Con diciembre a la vuelta de la esquina, muchos argentinos comienzan a preguntarse cuál es el día indicado para armar el árbol de Navidad. El gesto, que combina devoción, costumbre y celebración, vuelve a repetirse cada año y funciona como punto de partida para el clima festivo que domina las últimas semanas del calendario.
En Argentina, la tradición está asociada directamente con una fecha clave del calendario católico: el 8 de diciembre, Día de la Inmaculada Concepción de María. Ese día, feriado nacional inamovible, miles de familias preparan el árbol, encienden luces y decoran sus hogares para recibir la Navidad.
Más allá del componente religioso, el armado del árbol se ha convertido en un momento familiar que atraviesa generaciones. Es el espacio donde se combina lo simbólico con lo afectivo, entre recuerdos de infancia, rituales heredados y nuevas costumbres que se renuevan cada año.
Una tradición que combina fe y celebración
El 8 de diciembre conmemora la doctrina que sostiene que María fue concebida sin pecado original.

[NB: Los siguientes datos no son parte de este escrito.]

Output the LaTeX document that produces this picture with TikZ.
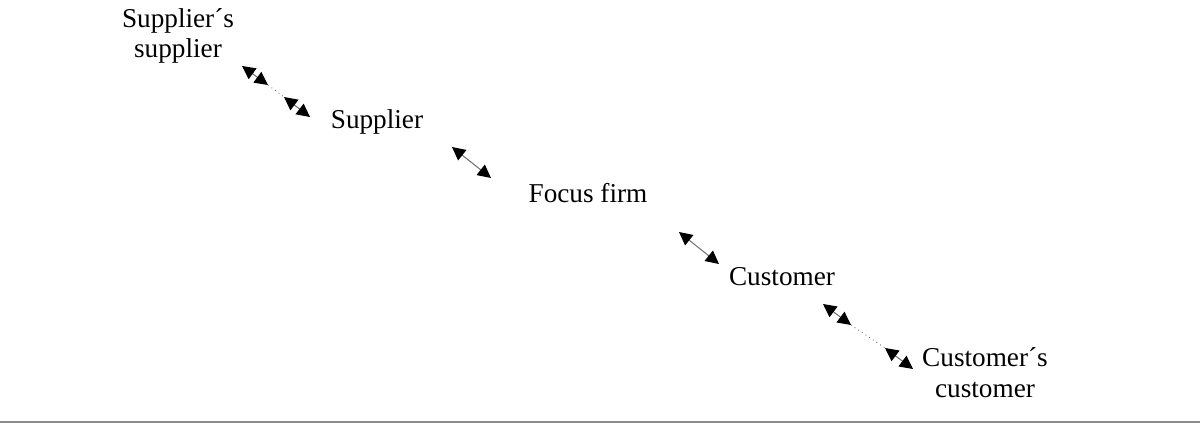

La fecha resalta los valores de pureza, fe, esperanza y caridad, que la Iglesia asocia a la figura de la Virgen. Con el tiempo, esta celebración se fusionó con prácticas familiares vinculadas a la Navidad.
El armado del árbol funciona como una antesala espiritual y emocional del 25 de diciembre. Es el punto de partida del calendario festivo, desde donde se suceden reuniones, despedidas de año y ceremonias religiosas. Por eso, para muchas familias, el “día del árbol” tiene tanto valor como la Navidad misma.
Este año, el 8 de diciembre caerá lunes, conformando un fin de semana largo que muchas familias aprovecharán para instalar el árbol con más tiempo y organizar el resto de la decoración.
De los pueblos nórdicos a los hogares argentinos
Aunque hoy es inseparable de la Navidad cristiana, el árbol tiene un origen mucho más antiguo. Historiadores sitúan su nacimiento en los pueblos celtas y en las celebraciones del solsticio de invierno. En esas ceremonias, se decoraban robles con frutas y luces para “revivirlos” y asegurar la fertilidad de la naturaleza.
En la mitología nórdica, el árbol representaba el Yggdrasil, eje del universo y símbolo de vida. A través de los siglos, estas tradiciones se adaptaron a los cambios culturales y fueron incorporadas por el cristianismo.
La figura de San Bonifacio es clave en este proceso. Durante el siglo VIII, el misionero alemán taló un roble utilizado para adoraciones paganas y lo reemplazó por un abeto, símbolo de eternidad y vida. Lo decoró con manzanas y velas, representando el pecado original y la luz de Cristo. Con el tiempo, esos elementos se transformaron en las clásicas bolitas y guirnaldas que hoy decoran los árboles modernos.
Desde entonces, el árbol asumió múltiples significados: punto de encuentro familiar, gesto de agradecimiento por el año transcurrido y símbolo de esperanza para el que comienza.